Through analysis, it was found that there is a bottleneck in the concurrent operators of the SQL. To improve speed by adjusting concurrency, how should tidb_executor_concurrency be set appropriately?

Is it okay to increase this if the memory is large enough?

tidb_executor_concurrency introduced from version v5.0

  • Persisted to the cluster: Yes
  • Default value: 5
  • Range: [1, 256]

This variable is used to uniformly set the concurrency of various SQL operators, including:

  • index lookup
  • index lookup join
  • hash join
  • hash aggregation (partial and final stages)
  • window
  • projection

In OOM solutions, it is generally recommended to set it to 1
tidb_executor_concurrency = 1 to trigger the HashAgg spill-to-disk feature.

I understand that if the value here is greater than 1, it means that multiple operators can be executed. If it is equal to 1, only one operator is executed. If the data volume is large, it will spill to disk to reduce pressure, but it will consume a lot of memory. One thing I don’t understand is, in most cases, is this faster than multi-threading?

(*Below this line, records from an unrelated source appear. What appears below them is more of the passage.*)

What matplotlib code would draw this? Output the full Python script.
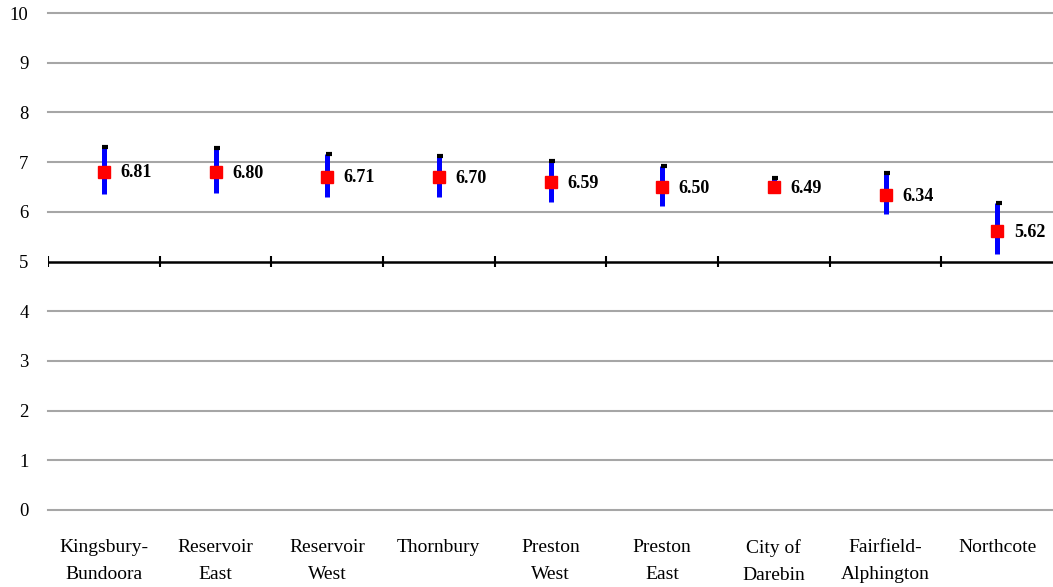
import matplotlib
matplotlib.use('Agg')  # headless
import matplotlib.pyplot as plt
import numpy as np

# -----------------------------
# data
# -----------------------------
areas = ["Kingsbury-\nBundoora", "Reservoir\nEast", "Reservoir\nWest", "Thornbury",
         "Preston\nWest", "Preston\nEast", "City of\nDarebin", "Fairfield-\nAlphington",
         "Northcote"]
means = [6.81, 6.80, 6.71, 6.70, 6.59, 6.50, 6.49, 6.34, 5.62]
highs = [7.31, 7.29, 7.17, 7.13, 7.03, 6.93, 6.68, 6.78, 6.18]
lows = [6.36, 6.37, 6.30, 6.30, 6.20, 6.12, 6.39, 5.95, 5.15]
yticks = list(range(0, 11))

plt.rcParams['font.family'] = ['Liberation Serif', 'DejaVu Serif']

fig = plt.figure(figsize=(10.53, 5.87), dpi=100)
ax = fig.add_axes([48 / 1053, 77 / 587, 1 - 48 / 1053, (510 - 13) / 587])

x = np.arange(len(areas))

# gridlines (gray), axis line at 5 (black)
for v in yticks:
    if v == 5:
        continue
    ax.axhline(v, color="#a6a6a6", lw=1.5, zorder=1, clip_on=False)
ax.axhline(5, color="black", lw=1.8, zorder=2)
ax.vlines(np.arange(len(areas)) - 0.5, 4.89, 5.11, color="black", lw=1.5, zorder=2)

# high-low ranges
ax.vlines(x, lows, highs, color="#0000ff", lw=3.6, zorder=3)
ax.plot(x + 0.012, highs, ls="none", marker="_", ms=5, mew=3, color="black", zorder=4)
ax.plot(x, means, ls="none", marker="s", ms=8, color="#ff0000", zorder=5)

for xi, m in zip(x, means):
    ax.annotate(f"{m:.2f}", (xi, m), xytext=(12, -1), textcoords="offset points",
                ha="left", va="center", fontsize=13, fontweight="bold")

ax.set_xlim(-0.5, len(areas) - 0.5)
ax.set_ylim(0, 10)
ax.set_yticks(yticks)
ax.set_yticklabels([str(v) for v in yticks], fontsize=13.5)
ax.set_xticks(x)
ax.set_xticklabels(areas, fontsize=14, linespacing=1.75)
ax.tick_params(axis="y", length=0, pad=14)
ax.tick_params(axis="x", length=0, pad=21)
for s in ax.spines.values():
    s.set_visible(False)

fig.savefig("out.png", dpi=100)
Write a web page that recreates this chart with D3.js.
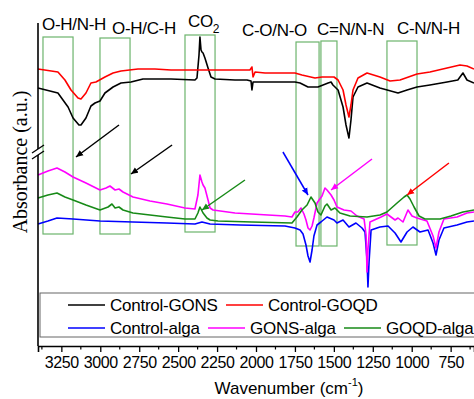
<!DOCTYPE html>
<html>
<head>
<meta charset="utf-8">
<script src="https://cdn.jsdelivr.net/npm/d3@7/dist/d3.min.js"></script>
<style>
  body { margin: 0; background: #fff; }
  svg { display: block; }
  text { font-family: "Liberation Sans", Arial, sans-serif; fill: #000; }
</style>
</head>
<body>
<div id="chart"></div>
<script>
// spectra as [wavenumber (cm-1), absorbance (a.u.)]
const controlGONS = [
  [3400,2.58],[3272,2.53],[3207,2.39],[3175,2.28],[3137,2.21],[3124,2.21],[3092,2.28],[3060,2.40],
  [3034,2.43],[3002,2.45],[2970,2.53],[2918,2.59],[2867,2.63],[2803,2.64],[2726,2.67],[2546,2.67],
  [2392,2.66],[2379,2.68],[2366,2.91],[2360,3.09],[2353,2.96],[2347,2.94],[2340,2.93],[2328,2.88],
  [2308,2.78],[2289,2.69],[2263,2.67],[2135,2.66],[2058,2.66],[2032,2.65],[2026,2.56],[2019,2.64],
  [1942,2.64],[1750,2.64],[1717,2.63],[1666,2.59],[1602,2.59],[1537,2.63],[1518,2.64],[1506,2.61],
  [1473,2.56],[1441,2.39],[1422,2.21],[1403,2.08],[1390,2.26],[1377,2.49],[1345,2.59],[1287,2.63],
  [1204,2.58],[1088,2.53],[1030,2.56],[966,2.59],[883,2.61],[773,2.64],[704,2.66],[671,2.73],
  [645,2.66],[600,2.63]
];
const controlGOQD = [
  [3400,2.77],[3272,2.74],[3227,2.66],[3188,2.56],[3143,2.48],[3124,2.47],[3092,2.53],[3060,2.63],
  [3028,2.64],[2970,2.69],[2918,2.73],[2867,2.75],[2758,2.77],[2649,2.77],[2546,2.76],[2437,2.76],
  [2039,2.76],[2026,2.79],[2019,2.69],[2006,2.74],[1942,2.73],[1750,2.73],[1705,2.71],[1621,2.68],
  [1576,2.69],[1499,2.69],[1473,2.66],[1441,2.56],[1422,2.41],[1403,2.29],[1390,2.41],[1377,2.56],
  [1345,2.68],[1287,2.73],[1204,2.69],[1139,2.65],[1075,2.66],[966,2.72],[883,2.74],[773,2.78],
  [690,2.81],[645,2.80],[600,2.77]
];
const controlAlga = [
  [3400,1.22],[3336,1.25],[3278,1.28],[3175,1.27],[3002,1.25],[2790,1.24],[2572,1.23],[2392,1.22],
  [2347,1.24],[2295,1.22],[2103,1.21],[1814,1.20],[1750,1.18],[1717,1.16],[1698,1.12],[1679,1.01],
  [1666,0.90],[1653,0.84],[1640,0.96],[1628,1.10],[1608,1.21],[1583,1.24],[1544,1.29],[1499,1.26],
  [1480,1.23],[1441,1.26],[1403,1.19],[1358,1.23],[1319,1.18],[1300,1.14],[1287,0.86],[1281,0.59],
  [1274,0.84],[1261,1.16],[1204,1.19],[1152,1.20],[1107,1.13],[1069,1.04],[1030,1.14],[992,1.19],
  [947,1.14],[895,1.16],[863,1.03],[844,0.91],[825,1.06],[793,1.18],[709,1.21],[645,1.24],[600,1.25]
];
const gonsAlga = [
  [3400,1.71],[3336,1.75],[3278,1.78],[3227,1.74],[3175,1.69],[3092,1.63],[3002,1.56],[2963,1.58],
  [2938,1.60],[2905,1.56],[2880,1.57],[2854,1.54],[2790,1.49],[2681,1.45],[2572,1.42],[2456,1.38],
  [2392,1.37],[2373,1.51],[2360,1.71],[2347,1.64],[2340,1.61],[2328,1.58],[2308,1.46],[2295,1.38],
  [2276,1.36],[2135,1.33],[1923,1.31],[1814,1.30],[1769,1.29],[1750,1.34],[1731,1.34],[1711,1.38],
  [1692,1.32],[1679,1.26],[1666,1.18],[1653,1.16],[1640,1.20],[1628,1.28],[1608,1.43],[1595,1.46],
  [1576,1.50],[1557,1.58],[1544,1.56],[1518,1.51],[1499,1.46],[1480,1.39],[1435,1.36],[1390,1.35],
  [1351,1.30],[1306,1.27],[1293,1.11],[1287,0.74],[1281,0.96],[1268,1.24],[1197,1.29],[1159,1.32],
  [1107,1.26],[1088,1.28],[1056,1.24],[1024,1.36],[998,1.30],[966,1.28],[902,1.25],[863,1.10],
  [844,0.98],[825,1.14],[793,1.27],[709,1.29],[645,1.33],[600,1.34]
];
const goqdAlga = [
  [3400,1.48],[3336,1.51],[3278,1.53],[3227,1.49],[3175,1.46],[3092,1.41],[3002,1.36],[2950,1.39],
  [2925,1.42],[2905,1.38],[2880,1.39],[2854,1.36],[2790,1.33],[2681,1.31],[2572,1.29],[2456,1.27],
  [2392,1.27],[2373,1.33],[2360,1.39],[2340,1.33],[2315,1.28],[2295,1.26],[2244,1.25],[2026,1.24],
  [1769,1.23],[1737,1.29],[1705,1.36],[1672,1.41],[1647,1.49],[1621,1.43],[1602,1.34],[1583,1.31],
  [1557,1.40],[1544,1.42],[1518,1.36],[1493,1.38],[1461,1.33],[1396,1.30],[1287,1.29],[1204,1.31],
  [1159,1.34],[1094,1.43],[1049,1.49],[1030,1.51],[1011,1.47],[985,1.39],[953,1.30],[915,1.27],
  [818,1.27],[748,1.30],[671,1.34],[600,1.36]
];

const seriesNames = ['Control-GONS', 'Control-GOQD', 'Control-alga', 'GONS-alga', 'GOQD-alga'];
const seriesColors = ['#000000', '#ff0000', '#0000ff', '#ff00ff', '#178a17'];
const seriesData = [controlGONS, controlGOQD, controlAlga, gonsAlga, goqdAlga];

// band regions in cm-1 with their labels
const bandRanges = [[3368,3175],[3002,2809],[2456,2263],[1743,1595],[1583,1480],[1159,966]];
const bandTop = [3.09, 3.08, 3.11, 3.04, 3.05, 3.05];
const bandBottom = [1.12, 1.12, 1.14, 1.00, 1.00, 1.01];
const bandLabels = ['O-H/N-H', 'O-H/C-H', 'CO', 'C-O/N-O', 'C=N/N-N', 'C-N/N-H'];
const bandLabelPos = [[3374,3.16],[2925,3.12],[2437,3.19],[2090,3.10],[1608,3.11],[1095,3.12]];

// arrows: [fromWn, fromA, toWn, toA]
const arrows = [
  [2880,2.21,3156,1.89],[2539,2.01,2803,1.72],[2071,1.66,2347,1.36],
  [1827,1.94,1666,1.51],[1255,1.87,1518,1.56],[761,1.83,1030,1.51]
];
const arrowColors = ['#000000','#000000','#178a17','#0000ff','#ff00ff','#ff0000'];

const xTicks = [3250, 3000, 2750, 2500, 2250, 2000, 1750, 1500, 1250, 1000, 750];
const xMinorTicks = [3375, 3125, 2875, 2625, 2375, 2125, 1875, 1625, 1375, 1125, 875, 625];

const width = 474, height = 399;
const margin = { top: 23, right: 0, bottom: 53, left: 38 };

const svg = d3.select('#chart').append('svg')
  .attr('width', width)
  .attr('height', height);

const x = d3.scaleLinear().domain([3400, 600]).range([margin.left, width - margin.right]);
const y = d3.scaleLinear().domain([0, 3.23]).range([height - margin.bottom, margin.top]);

// arrow heads
const defs = svg.append('defs');
arrowColors.forEach((c, i) => {
  defs.append('marker')
    .attr('id', 'ah' + i)
    .attr('viewBox', '0 -5 10 10')
    .attr('refX', 10)
    .attr('refY', 0)
    .attr('markerWidth', 7)
    .attr('markerHeight', 7)
    .attr('markerUnits', 'userSpaceOnUse')
    .attr('orient', 'auto')
    .append('path')
    .attr('d', 'M0,-4.5L10,0L0,4.5Z')
    .attr('fill', c);
});

// band boxes
svg.append('g').selectAll('rect')
  .data(bandRanges)
  .join('rect')
  .attr('x', d => x(d[0]))
  .attr('width', d => x(d[1]) - x(d[0]))
  .attr('y', (d, i) => y(bandTop[i]))
  .attr('height', (d, i) => y(bandBottom[i]) - y(bandTop[i]))
  .attr('fill', 'none')
  .attr('stroke', '#6cb46c')
  .attr('stroke-width', 1.2);

// spectra
const line = d3.line().x(d => x(d[0])).y(d => y(d[1]));
svg.append('g').selectAll('path')
  .data(seriesData)
  .join('path')
  .attr('d', line)
  .attr('fill', 'none')
  .attr('stroke', (d, i) => seriesColors[i])
  .attr('stroke-width', 1.6)
  .attr('stroke-linejoin', 'round');

// band labels
const lab = svg.append('g').attr('font-size', 17);
bandLabels.forEach((t, i) => {
  const txt = lab.append('text')
    .attr('x', x(bandLabelPos[i][0]))
    .attr('y', y(bandLabelPos[i][1]))
    .attr('letter-spacing', -0.3)
    .text(t);
  if (t === 'CO') {
    txt.append('tspan').attr('font-size', 12).attr('dy', 6).text('2');
  }
});

// arrows
svg.append('g').selectAll('line')
  .data(arrows)
  .join('line')
  .attr('x1', d => x(d[0]))
  .attr('y1', d => y(d[1]))
  .attr('x2', d => x(d[2]))
  .attr('y2', d => y(d[3]))
  .attr('stroke', (d, i) => arrowColors[i])
  .attr('stroke-width', 1.5)
  .attr('marker-end', (d, i) => `url(#ah${i})`);

// legend
const legendX = 40, legendY = 293;
svg.append('rect')
  .attr('x', legendX).attr('y', legendY)
  .attr('width', 440).attr('height', 44)
  .attr('fill', '#fff')
  .attr('stroke', '#666')
  .attr('stroke-width', 1);
const legendPos = [[68, 305], [226, 305], [68, 328], [208, 328], [344, 328]];
const leg = svg.append('g').attr('font-size', 17).attr('letter-spacing', -0.25);
seriesNames.forEach((name, i) => {
  const [lx, ly] = legendPos[i];
  leg.append('line')
    .attr('x1', lx).attr('x2', lx + 37)
    .attr('y1', ly).attr('y2', ly)
    .attr('stroke', seriesColors[i])
    .attr('stroke-width', 1.5);
  leg.append('text')
    .attr('x', lx + 42)
    .attr('y', ly + 6)
    .text(name);
});

// x axis
const axisY = height - margin.bottom;
const xAxis = svg.append('g').attr('transform', `translate(0,${axisY})`);
xAxis.call(d3.axisBottom(x).tickValues(xTicks).tickSize(6).tickPadding(5).tickFormat(d3.format('d')))
  .call(g => g.select('.domain').attr('stroke-width', 1.6))
  .call(g => g.selectAll('.tick line').attr('stroke-width', 1.3))
  .call(g => g.selectAll('.tick text')
    .attr('font-family', '"Liberation Sans", Arial, sans-serif')
    .attr('font-size', 16)
    .attr('letter-spacing', -0.4));
xAxis.append('g').selectAll('line')
  .data(xMinorTicks)
  .join('line')
  .attr('x1', d => x(d)).attr('x2', d => x(d))
  .attr('y1', 0).attr('y2', 3.5)
  .attr('stroke', '#000')
  .attr('stroke-width', 1.2);

// y axis with break
const breakA = 1.94;
svg.append('line')
  .attr('x1', margin.left).attr('x2', margin.left)
  .attr('y1', margin.top).attr('y2', y(breakA) - 3)
  .attr('stroke', '#000').attr('stroke-width', 1.6);
svg.append('line')
  .attr('x1', margin.left).attr('x2', margin.left)
  .attr('y1', y(breakA) + 3).attr('y2', axisY)
  .attr('stroke', '#000').attr('stroke-width', 1.6);
[-3, 3].forEach(dy => {
  svg.append('line')
    .attr('x1', margin.left - 6).attr('x2', margin.left + 6)
    .attr('y1', y(breakA) + dy + 4).attr('y2', y(breakA) + dy - 4)
    .attr('stroke', '#000').attr('stroke-width', 1.3);
});

// axis titles
const xt = svg.append('text')
  .attr('x', 289)
  .attr('y', 394)
  .attr('text-anchor', 'middle')
  .attr('font-size', 17)
  .text('Wavenumber (cm');
xt.append('tspan').attr('font-size', 11).attr('dy', -8).text('-1');
xt.append('tspan').attr('dy', 8).text(')');

svg.append('text')
  .attr('transform', `translate(27,${162}) rotate(-90)`)
  .attr('text-anchor', 'middle')
  .style('font-family', '"Liberation Serif", "Times New Roman", serif')
  .attr('font-size', 20)
  .text('Absorbance (a.u.)');
</script>
</body>
</html>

I think it should be similar to Oracle’s parallel execution, consuming CPU and memory. Originally, each operator executed individually and sequentially pulled data into memory. Now, with parallel execution, it can easily put too much pressure on the server.

Setting tidb_executor_concurrency = 1 triggers the HashAgg spill-to-disk feature.
Spilling to disk reduces OOM and doesn’t consume a lot of memory. However, it becomes slower because disk is definitely slower than memory.